Enfin, une fois engagé, ne reste plus qu’à rester debout, et attendre, pas longtemps, on est vite en bas.
Soulagement, béatitude et relâchement des intestins.
« Allez-y les gars, c’est rando ! »
Mes amis, impressionnés par ma descente, que dis-je, ma chute, n’ont pas l’air emballé. Qui va s’y risquer en premier ? ThomP s’approche. C’est un bon skieur. C’est pas une piste noire, même très foncée, qui va lui faire peur. L’affaire est vite réglée. Puis c’est le tour de ThomM. Moins bon style, mais efficace tout de même. A Yo.
Mais Yo ne veut pas. Yo sent qu’il va y laisser sa peau, ou, pire, une partie de son amour propre. Yo a eu sa dose pour la journée : fatigue à la montée, peur à la descente, puis à nouveau fatigue, et revoilà la peur… Yo en a sa claque. Veut sa maman. Se met à pleurnicher. Est en détresse.

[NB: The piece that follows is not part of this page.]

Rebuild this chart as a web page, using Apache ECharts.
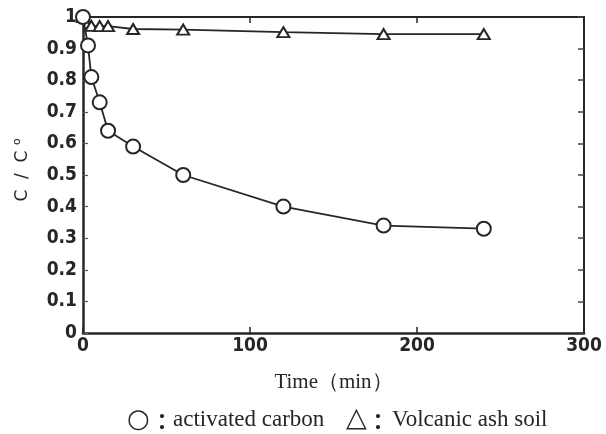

Qu’auriez-vous fait à ma place ?
Contre toute attente, je me met à gueuler comme un putois. Un qui a du coffre.
« P… MAIS TU VAS DESCENDRE OUI !! »
C’est très efficace. Je vous le conseille. Avec modération, tout de même.
Yo finit par descendre, pourchassé par une meute de gros cailloux assoiffés de sang.
Puis JC nous rejoint, et nous pouvons enfin quitter cet endroit inhospitalier. Il est 21h30, la nuit tombe.
Juste sous le glacier, en rive droite, il y a de merveilleuses prairies. Dans ces prairies, nous repérons de vastes emplacements de bivouacs. Sur ces emplacements, nous dressons lentement nos tentes. Dans ces tentes, pendant la nuit, nous boirons un peu plus que de coutume…
Epilogue :
Ce voyage devait se terminer au Mont Blanc. Coup du destin ou sombres incantations nocturnes de mes camarades rancuniers, je me suis très vite fait une entorse. Ce qui, en fin de compte, nous a sans doute sauvé la vie.
Aucun des protagonistes de cette histoire n’est depuis retourné sur un glacier.
Deux sont tout de même restés des amis.
Si quelqu’un possède une carte détaillée de ce secteur, je suis preneur, car, encore aujourd’hui, j’ignore totalement par où nous sommes passé. Mais je ne prospose pas de cacahuète pour ce service, j’en doit déjà une à Loïc P, je ne voudrais pas me ruiner.